[START Provided material]

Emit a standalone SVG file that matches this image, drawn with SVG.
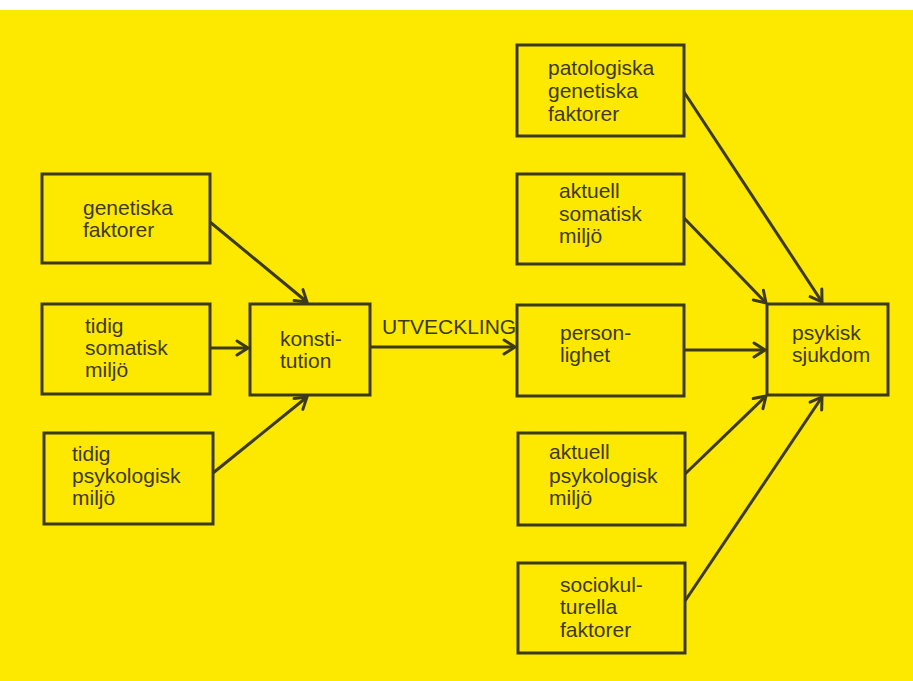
<svg xmlns="http://www.w3.org/2000/svg" width="913" height="681" viewBox="0 0 913 681">
<defs>
<style>
.box{fill:none;stroke:#3d3a1a;stroke-width:3}
.t{font-family:"Liberation Sans",Arial,sans-serif;font-size:21px;fill:#3d3a1a}
.c{fill:none;stroke:#3d3a1a;stroke-width:3;marker-end:url(#ah)}
</style>
<marker id="ah" markerUnits="userSpaceOnUse" markerWidth="18" markerHeight="18" viewBox="0 0 18 18" refX="15" refY="9" orient="auto">
<path d="M4,2 L15,9 L4,16" fill="none" stroke="#3d3a1a" stroke-width="3" stroke-linecap="round" stroke-linejoin="miter"/>
</marker>
</defs>
<rect x="0" y="0" width="913" height="681" fill="#ffffff"/>
<rect x="0" y="10" width="913" height="671" fill="#fde800"/>
<g id="connectors">
<line class="c" x1="210" y1="222" x2="307" y2="302"/>
<line class="c" x1="210" y1="348" x2="248" y2="348"/>
<line class="c" x1="213" y1="473" x2="307" y2="397"/>
<line class="c" x1="370" y1="347" x2="515" y2="347"/>
<line class="c" x1="684" y1="92" x2="822" y2="302"/>
<line class="c" x1="684" y1="218" x2="766" y2="303"/>
<line class="c" x1="684" y1="350" x2="765" y2="350"/>
<line class="c" x1="685" y1="474" x2="766" y2="396"/>
<line class="c" x1="685" y1="601" x2="822" y2="397"/>
</g>
<text class="t" x="382" y="334" font-size="20">UTVECKLING</text>
<g id="genetiska">
<rect class="box" x="42" y="174" width="168" height="89"/>
<text class="t" x="83" y="215">genetiska</text>
<text class="t" x="83" y="237">faktorer</text>
</g>
<g id="tidig-somatisk">
<rect class="box" x="42" y="304" width="168" height="90"/>
<text class="t" x="85" y="333">tidig</text>
<text class="t" x="85" y="355">somatisk</text>
<text class="t" x="85" y="377">miljö</text>
</g>
<g id="tidig-psykologisk">
<rect class="box" x="44" y="433" width="169" height="91"/>
<text class="t" x="72" y="461">tidig</text>
<text class="t" x="72" y="483">psykologisk</text>
<text class="t" x="72" y="505">miljö</text>
</g>
<g id="konstitution">
<rect class="box" x="250" y="304" width="120" height="91"/>
<text class="t" x="280" y="346">konsti-</text>
<text class="t" x="280" y="368">tution</text>
</g>
<g id="patologiska">
<rect class="box" x="517" y="45" width="167" height="91"/>
<text class="t" x="548" y="75">patologiska</text>
<text class="t" x="548" y="98">genetiska</text>
<text class="t" x="548" y="121">faktorer</text>
</g>
<g id="aktuell-somatisk">
<rect class="box" x="517" y="174" width="167" height="90"/>
<text class="t" x="559" y="198">aktuell</text>
<text class="t" x="559" y="221">somatisk</text>
<text class="t" x="559" y="243">miljö</text>
</g>
<g id="personlighet">
<rect class="box" x="517" y="305" width="167" height="91"/>
<text class="t" x="560" y="340">person-</text>
<text class="t" x="560" y="362">lighet</text>
</g>
<g id="aktuell-psykologisk">
<rect class="box" x="518" y="433" width="167" height="92"/>
<text class="t" x="549" y="459">aktuell</text>
<text class="t" x="549" y="483">psykologisk</text>
<text class="t" x="549" y="505">miljö</text>
</g>
<g id="sociokulturella">
<rect class="box" x="518" y="563" width="167" height="90"/>
<text class="t" x="560" y="592">sociokul-</text>
<text class="t" x="560" y="614">turella</text>
<text class="t" x="560" y="637">faktorer</text>
</g>
<g id="psykisk-sjukdom">
<rect class="box" x="767" y="304" width="121" height="91"/>
<text class="t" x="792" y="340">psykisk</text>
<text class="t" x="792" y="362">sjukdom</text>
</g>
</svg>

[END Provided material]

[Problem requirements] Return each line exactly as written. Any picture gets left out.

[Exercise result]
Emit a standalone SVG file that matches this image, drawn with SVG.
<svg xmlns="http://www.w3.org/2000/svg" width="913" height="681" viewBox="0 0 913 681">
<defs>
<style>
.box{fill:none;stroke:#3d3a1a;stroke-width:3}
.t{font-family:"Liberation Sans",Arial,sans-serif;font-size:21px;fill:#3d3a1a}
.c{fill:none;stroke:#3d3a1a;stroke-width:3;marker-end:url(#ah)}
</style>
<marker id="ah" markerUnits="userSpaceOnUse" markerWidth="18" markerHeight="18" viewBox="0 0 18 18" refX="15" refY="9" orient="auto">
<path d="M4,2 L15,9 L4,16" fill="none" stroke="#3d3a1a" stroke-width="3" stroke-linecap="round" stroke-linejoin="miter"/>
</marker>
</defs>
<rect x="0" y="0" width="913" height="681" fill="#ffffff"/>
<rect x="0" y="10" width="913" height="671" fill="#fde800"/>
<g id="connectors">
<line class="c" x1="210" y1="222" x2="307" y2="302"/>
<line class="c" x1="210" y1="348" x2="248" y2="348"/>
<line class="c" x1="213" y1="473" x2="307" y2="397"/>
<line class="c" x1="370" y1="347" x2="515" y2="347"/>
<line class="c" x1="684" y1="92" x2="822" y2="302"/>
<line class="c" x1="684" y1="218" x2="766" y2="303"/>
<line class="c" x1="684" y1="350" x2="765" y2="350"/>
<line class="c" x1="685" y1="474" x2="766" y2="396"/>
<line class="c" x1="685" y1="601" x2="822" y2="397"/>
</g>
<text class="t" x="382" y="334" font-size="20">UTVECKLING</text>
<g id="genetiska">
<rect class="box" x="42" y="174" width="168" height="89"/>
<text class="t" x="83" y="215">genetiska</text>
<text class="t" x="83" y="237">faktorer</text>
</g>
<g id="tidig-somatisk">
<rect class="box" x="42" y="304" width="168" height="90"/>
<text class="t" x="85" y="333">tidig</text>
<text class="t" x="85" y="355">somatisk</text>
<text class="t" x="85" y="377">miljö</text>
</g>
<g id="tidig-psykologisk">
<rect class="box" x="44" y="433" width="169" height="91"/>
<text class="t" x="72" y="461">tidig</text>
<text class="t" x="72" y="483">psykologisk</text>
<text class="t" x="72" y="505">miljö</text>
</g>
<g id="konstitution">
<rect class="box" x="250" y="304" width="120" height="91"/>
<text class="t" x="280" y="346">konsti-</text>
<text class="t" x="280" y="368">tution</text>
</g>
<g id="patologiska">
<rect class="box" x="517" y="45" width="167" height="91"/>
<text class="t" x="548" y="75">patologiska</text>
<text class="t" x="548" y="98">genetiska</text>
<text class="t" x="548" y="121">faktorer</text>
</g>
<g id="aktuell-somatisk">
<rect class="box" x="517" y="174" width="167" height="90"/>
<text class="t" x="559" y="198">aktuell</text>
<text class="t" x="559" y="221">somatisk</text>
<text class="t" x="559" y="243">miljö</text>
</g>
<g id="personlighet">
<rect class="box" x="517" y="305" width="167" height="91"/>
<text class="t" x="560" y="340">person-</text>
<text class="t" x="560" y="362">lighet</text>
</g>
<g id="aktuell-psykologisk">
<rect class="box" x="518" y="433" width="167" height="92"/>
<text class="t" x="549" y="459">aktuell</text>
<text class="t" x="549" y="483">psykologisk</text>
<text class="t" x="549" y="505">miljö</text>
</g>
<g id="sociokulturella">
<rect class="box" x="518" y="563" width="167" height="90"/>
<text class="t" x="560" y="592">sociokul-</text>
<text class="t" x="560" y="614">turella</text>
<text class="t" x="560" y="637">faktorer</text>
</g>
<g id="psykisk-sjukdom">
<rect class="box" x="767" y="304" width="121" height="91"/>
<text class="t" x="792" y="340">psykisk</text>
<text class="t" x="792" y="362">sjukdom</text>
</g>
</svg>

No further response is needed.